Posted: January 27th, 2009 | Author: Agitationist | Filed under: tools | Tags: , | No Comments »

Sometimes genius lies not in creating something, but in putting things together in a new way.

That’s the guiding principle behind the mashup – the assemblage of existing pieces into a new, derivative work. In the visual art world this is as old as collage; probably older. Video is another form well-suited to being mashed up, especially for comedic effect. And by now every one is aware that there are musician/DJs who do nothing but mashups.

In the 1950s William Burroughs borrowed his “cut-up” writing technique from the Surrealist découpage of the 1920s. Burroughs’ form consisted of writing a straight linear text, cutting it into pieces and rearranging it to discover new and surprising possibilities. This was a clever trick to generate ideas that might not spring up when the conscious and ego were busy getting in the way.

On the web though, mashups usually have the reverse intent. Instead of breaking down information to create new meanings, the web mashup aggregates data points with the purpose of finding the meanings and relationships hidden within.

Ever since Google Maps opened up its code for developers to play with, the web mashup world has exploded. More recently, tools such as Yahoo Pipes have opened up the possibility for non-developers to match up multiple sets of data in revealing ways.

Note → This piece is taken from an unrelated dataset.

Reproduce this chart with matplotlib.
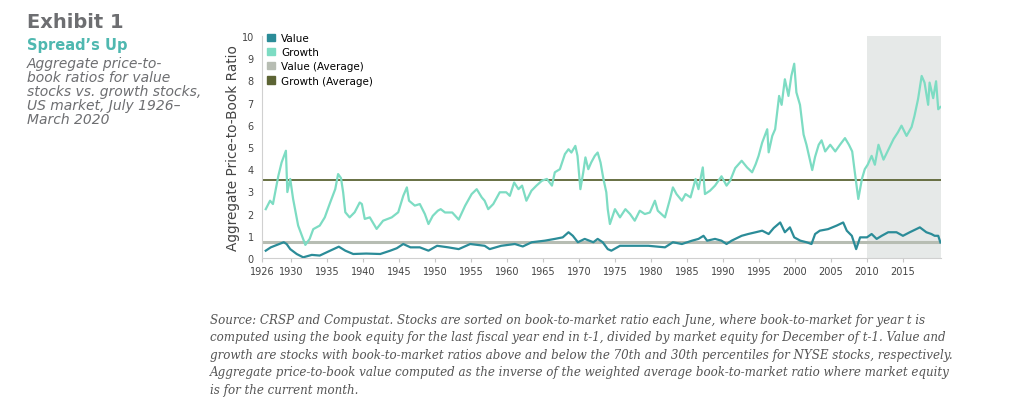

All of which is a preface to explain why I love everyblock.com. Without that intro, it might sound rather uninteresting that the site aggregates publicly available information such as crime stats, building permits, and restaurant reviews, connects them geographically and allows the user to subscribe to a local feed. OK, it still sounds uninteresting.

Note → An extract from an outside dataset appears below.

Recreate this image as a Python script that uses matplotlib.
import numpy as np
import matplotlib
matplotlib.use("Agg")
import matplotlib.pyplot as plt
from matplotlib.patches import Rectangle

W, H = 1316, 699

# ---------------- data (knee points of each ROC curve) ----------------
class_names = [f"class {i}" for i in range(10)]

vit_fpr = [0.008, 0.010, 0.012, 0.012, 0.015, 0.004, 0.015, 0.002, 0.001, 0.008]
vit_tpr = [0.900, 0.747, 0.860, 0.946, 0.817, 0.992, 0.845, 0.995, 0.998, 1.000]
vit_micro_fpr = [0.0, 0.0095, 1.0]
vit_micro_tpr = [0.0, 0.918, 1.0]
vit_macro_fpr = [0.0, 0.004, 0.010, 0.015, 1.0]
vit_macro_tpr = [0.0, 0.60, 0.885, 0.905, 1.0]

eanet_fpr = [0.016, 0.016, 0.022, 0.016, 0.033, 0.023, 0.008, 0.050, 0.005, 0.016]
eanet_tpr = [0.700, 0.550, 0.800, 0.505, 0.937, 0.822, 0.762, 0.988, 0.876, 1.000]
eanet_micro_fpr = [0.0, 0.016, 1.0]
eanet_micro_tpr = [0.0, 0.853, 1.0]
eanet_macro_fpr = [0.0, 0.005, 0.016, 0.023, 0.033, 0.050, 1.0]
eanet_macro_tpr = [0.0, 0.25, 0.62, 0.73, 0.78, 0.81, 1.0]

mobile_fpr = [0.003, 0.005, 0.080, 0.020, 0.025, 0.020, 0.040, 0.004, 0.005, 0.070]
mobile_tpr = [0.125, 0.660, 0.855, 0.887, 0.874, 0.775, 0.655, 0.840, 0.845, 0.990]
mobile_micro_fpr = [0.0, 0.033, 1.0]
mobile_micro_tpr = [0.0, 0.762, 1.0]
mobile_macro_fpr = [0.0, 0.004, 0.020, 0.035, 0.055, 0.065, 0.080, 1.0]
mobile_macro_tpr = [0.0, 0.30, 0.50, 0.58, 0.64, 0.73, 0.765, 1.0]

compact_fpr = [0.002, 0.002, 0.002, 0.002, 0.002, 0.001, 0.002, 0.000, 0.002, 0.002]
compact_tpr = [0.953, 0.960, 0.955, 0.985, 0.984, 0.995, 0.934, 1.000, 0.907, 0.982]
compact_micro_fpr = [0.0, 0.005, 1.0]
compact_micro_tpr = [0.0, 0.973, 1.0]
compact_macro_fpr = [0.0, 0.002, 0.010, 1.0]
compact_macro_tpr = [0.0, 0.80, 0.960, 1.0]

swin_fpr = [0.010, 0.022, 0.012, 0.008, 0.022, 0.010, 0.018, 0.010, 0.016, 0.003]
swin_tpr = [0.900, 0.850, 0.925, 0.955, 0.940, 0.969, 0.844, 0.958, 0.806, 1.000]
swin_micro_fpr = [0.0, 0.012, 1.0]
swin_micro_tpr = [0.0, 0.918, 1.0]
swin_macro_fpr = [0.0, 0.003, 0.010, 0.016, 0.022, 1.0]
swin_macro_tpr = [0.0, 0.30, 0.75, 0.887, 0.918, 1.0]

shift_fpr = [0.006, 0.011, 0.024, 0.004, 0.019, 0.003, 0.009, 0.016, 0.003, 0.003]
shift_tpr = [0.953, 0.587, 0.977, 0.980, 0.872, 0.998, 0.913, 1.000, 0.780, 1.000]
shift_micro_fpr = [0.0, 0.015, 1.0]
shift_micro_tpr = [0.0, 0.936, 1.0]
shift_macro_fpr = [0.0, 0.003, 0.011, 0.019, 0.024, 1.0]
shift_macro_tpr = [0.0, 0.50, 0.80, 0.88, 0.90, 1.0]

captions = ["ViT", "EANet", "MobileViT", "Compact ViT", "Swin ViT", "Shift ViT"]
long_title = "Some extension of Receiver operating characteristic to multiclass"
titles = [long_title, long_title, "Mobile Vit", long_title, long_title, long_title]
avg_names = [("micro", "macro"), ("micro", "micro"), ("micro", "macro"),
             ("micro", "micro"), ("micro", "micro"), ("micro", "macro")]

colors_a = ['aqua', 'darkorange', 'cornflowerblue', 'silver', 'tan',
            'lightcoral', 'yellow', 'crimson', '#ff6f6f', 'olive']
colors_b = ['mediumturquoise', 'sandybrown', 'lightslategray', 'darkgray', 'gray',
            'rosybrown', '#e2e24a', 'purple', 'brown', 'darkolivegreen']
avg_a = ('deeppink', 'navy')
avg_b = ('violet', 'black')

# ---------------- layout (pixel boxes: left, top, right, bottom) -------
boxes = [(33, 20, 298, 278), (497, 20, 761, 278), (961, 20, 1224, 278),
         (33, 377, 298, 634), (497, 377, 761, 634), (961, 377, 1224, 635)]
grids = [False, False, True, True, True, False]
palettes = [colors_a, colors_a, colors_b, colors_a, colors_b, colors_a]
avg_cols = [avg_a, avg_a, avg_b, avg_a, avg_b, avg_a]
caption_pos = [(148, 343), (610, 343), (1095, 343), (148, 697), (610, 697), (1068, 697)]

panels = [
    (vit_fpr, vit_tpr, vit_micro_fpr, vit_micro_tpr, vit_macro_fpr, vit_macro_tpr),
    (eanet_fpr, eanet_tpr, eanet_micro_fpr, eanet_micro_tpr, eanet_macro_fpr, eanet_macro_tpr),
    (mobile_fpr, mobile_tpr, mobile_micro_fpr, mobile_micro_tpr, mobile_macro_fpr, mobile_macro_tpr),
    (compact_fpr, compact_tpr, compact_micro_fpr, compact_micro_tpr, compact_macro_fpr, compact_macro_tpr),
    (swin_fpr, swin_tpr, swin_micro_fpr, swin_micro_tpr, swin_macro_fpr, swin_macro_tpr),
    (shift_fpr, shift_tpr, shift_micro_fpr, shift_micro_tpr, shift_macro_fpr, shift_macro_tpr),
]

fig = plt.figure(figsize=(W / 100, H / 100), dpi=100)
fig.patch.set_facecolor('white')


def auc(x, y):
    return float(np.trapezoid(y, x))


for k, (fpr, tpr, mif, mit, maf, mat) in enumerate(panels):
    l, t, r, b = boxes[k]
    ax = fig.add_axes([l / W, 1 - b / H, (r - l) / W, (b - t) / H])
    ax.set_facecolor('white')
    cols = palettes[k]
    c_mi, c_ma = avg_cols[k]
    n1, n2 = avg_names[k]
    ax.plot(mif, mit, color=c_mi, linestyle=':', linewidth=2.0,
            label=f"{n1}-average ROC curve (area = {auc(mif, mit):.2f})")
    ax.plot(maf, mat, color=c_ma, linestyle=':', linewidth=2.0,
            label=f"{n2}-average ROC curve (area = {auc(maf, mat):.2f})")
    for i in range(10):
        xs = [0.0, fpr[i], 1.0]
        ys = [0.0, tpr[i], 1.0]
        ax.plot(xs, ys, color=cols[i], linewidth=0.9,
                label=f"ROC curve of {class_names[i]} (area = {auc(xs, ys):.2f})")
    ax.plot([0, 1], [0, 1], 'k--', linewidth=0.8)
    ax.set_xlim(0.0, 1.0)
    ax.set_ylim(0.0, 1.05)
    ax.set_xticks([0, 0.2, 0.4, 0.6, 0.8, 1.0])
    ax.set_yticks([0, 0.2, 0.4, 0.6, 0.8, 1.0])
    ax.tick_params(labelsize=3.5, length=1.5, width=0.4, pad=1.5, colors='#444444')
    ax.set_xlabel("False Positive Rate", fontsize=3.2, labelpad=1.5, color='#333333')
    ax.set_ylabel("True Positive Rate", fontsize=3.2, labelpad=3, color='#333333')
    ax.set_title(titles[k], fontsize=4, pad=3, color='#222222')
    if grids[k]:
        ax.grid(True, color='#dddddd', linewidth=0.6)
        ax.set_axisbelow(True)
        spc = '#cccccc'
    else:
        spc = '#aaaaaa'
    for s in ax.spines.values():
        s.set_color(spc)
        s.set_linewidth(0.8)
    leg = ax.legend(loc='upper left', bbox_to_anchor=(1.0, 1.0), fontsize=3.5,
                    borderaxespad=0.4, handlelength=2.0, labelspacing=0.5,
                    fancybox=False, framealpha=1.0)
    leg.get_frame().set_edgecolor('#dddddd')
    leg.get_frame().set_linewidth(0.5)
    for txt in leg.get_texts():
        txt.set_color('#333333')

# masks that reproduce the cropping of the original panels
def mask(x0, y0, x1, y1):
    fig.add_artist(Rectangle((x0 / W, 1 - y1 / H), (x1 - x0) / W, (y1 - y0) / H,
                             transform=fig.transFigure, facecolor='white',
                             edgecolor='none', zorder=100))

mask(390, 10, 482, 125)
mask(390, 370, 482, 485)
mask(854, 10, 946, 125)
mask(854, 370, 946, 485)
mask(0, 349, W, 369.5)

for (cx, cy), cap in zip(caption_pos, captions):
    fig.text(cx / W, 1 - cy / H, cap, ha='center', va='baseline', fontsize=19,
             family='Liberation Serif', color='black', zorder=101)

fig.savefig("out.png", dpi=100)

Try this. How would you like to be notified automatically that the restaurant down the block failed its latest health department inspection? Would it be valuable for you to know that your neighbor was just issued a liquor license? How about a new real estate listing down the street, or a new foreclosure auction around the corner? Would it help you to know about what crimes are reported in your neighborhood? How about automatically receiving nearby business reviews? Maybe you’d like to know whenever a new photo is geo-tagged in your area on Flickr? Or when a crew is coming to film on your block, or a street is being closed off, or when a new bike rack has been installed?

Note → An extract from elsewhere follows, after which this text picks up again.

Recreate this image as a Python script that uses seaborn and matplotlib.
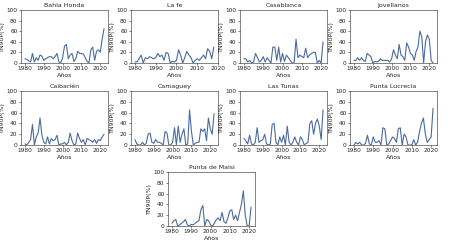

Now, map all of those together, and have them automatically delivered to you as a feed. This is the beauty of everyblock.com. It’s like the old lady with all the neighborhood gossip, except that everything is factual (and it doesn’t judge).

And it is so incredibly easy to use. Just put in your address, zip code, neighborhood name, ward number, whatever you prefer, and click “Search”. Once you’re done admiring the results, click either “Custom RSS Feeds” or “Email Alerts”, choose which info you’d like in your alerts, and you’re done.

You are now that little old lady who knows everything. Thanks Everyblock!

As of now, EveryBlock is only available in 11 cities: Boston, Charlotte, Chicago, Los Angeles, Miami, New York, Philadelphia, San Francisco, San Jose, Seattle, Washington DC. The team behind it consists of a mere six people, and they are not a division of Google, Microsoft, Yahoo, etc. How about showing them some support by spreading the word?